People hold candles for family members during the All Souls Day Mass and Unclaimed Remains Ceremony held at The Chapel at Mount Calvary in Manchester.

“We want to give these folks a respectful and dignified place of rest,” said Kevin Cody, the superintendent of the cemetery and a deacon at Ste. Marie Church, which operates the West Side cemetery.

Five years ago, Mount Calvary started collecting the remains from local funeral homes. They now number about 275. A few of the remains are from families who spent all they could on a service and cremation, but could not afford an urn burial.

Cody has even gotten calls from landlords whose tenants have moved out and left the remains behind.

The 25 came from Phaneuf Funeral Home.

“Every funeral home has this issue,” said Arthur “Buddy” Phaneuf, president of Phaneuf Funeral Home and Crematorium. He said the remains get abandoned for a number of reasons.

Many were poor or homeless and had no one to bury them. When no family is found, the city Welfare Department pays for the cremation of the destitute dead.

Sometimes, Phaneuf said, family members will pay for a service and cremation. But they never pick up the remains, even when the funeral director reaches out.

“For whatever reason, they’ve ghosted us,” he said.

Some bodies come from local hospitals or the state medical examiner. A patient dies in the hospital with no known relatives.

In those cases, the hospital pays for the cremation.

Two Sundays ago, Phaneuf ran an advertisement in the New Hampshire Sunday News listing the names of 26 people, their last known hometown and birth and death years. The ad encouraged anyone who recognized a relative or friend to contact the funeral home.

One did.

An aunt who lives in northern New Hampshire picked up her nephew and took his remains up north, where he was buried in a family plot.
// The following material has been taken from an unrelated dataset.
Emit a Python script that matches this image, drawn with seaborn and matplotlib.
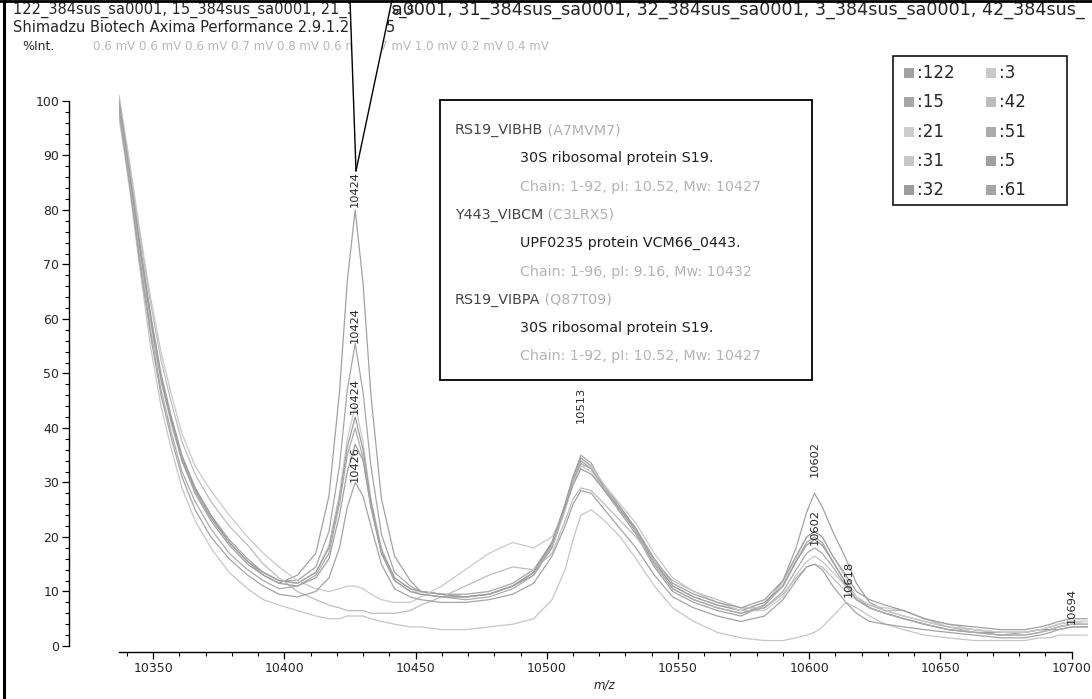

In an illustration of how sensitive these matters can be, she would not speak unless I promised not to name her, her nephew or even the town where he now rests.

“I wanted to get him because he’s part of the family,” said the aunt, who never met her nephew. “I loved him because he was my brother’s child.”

He had a rough life. He grew up in foster homes and lost touch with family.

He showed up at Catholic Medical Center in February and died 14 days later, at age 61, of COVID-19, his aunt said.

He mentioned no family members during his hospital intake.

“Everything on his death certificate says ‘unknown,’” she said. Five family members, including his sister, and a priest attended the graveside ceremony last week.

Phaneuf said every one of the 25 has a story. One is Hindu, moved to the area and died. His family is in India and never made arrangements for the ashes.

By the time the ashes are in storage, all the expenses have been paid for. Phaneuf said he never gives a bill to relatives who claim the previously unclaimed remains.

The Manchester ceremony, held as Election Day votes were being tabulated, drew people from the community. Cody said one came on behalf of one of the 25, but most were there to honor a loved one who died recently and was buried at Mount Calvary

It took Cody a few days after the ceremony to deposit the urns of the 25 in their crypt.

The Crypt of St. Joseph

The Crypt of St. Joseph of Arimathea will hold 25 more unclaimed remains after a ceremony last Tuesday at The Chapel at Mount Calvary in Manchester.

It is named for Joseph of Arimathea, the biblical figure who donated his tomb to hold the body of Jesus Christ.

“We’re not haphazardly throwing them in there. They’re on shelves,” Cody said. He turned down my request to open the crypt and show the shelved urns to a photographer; it would be disrespectful, he said.

“We basically are holding them,” Cody said, “until their family comes for them.”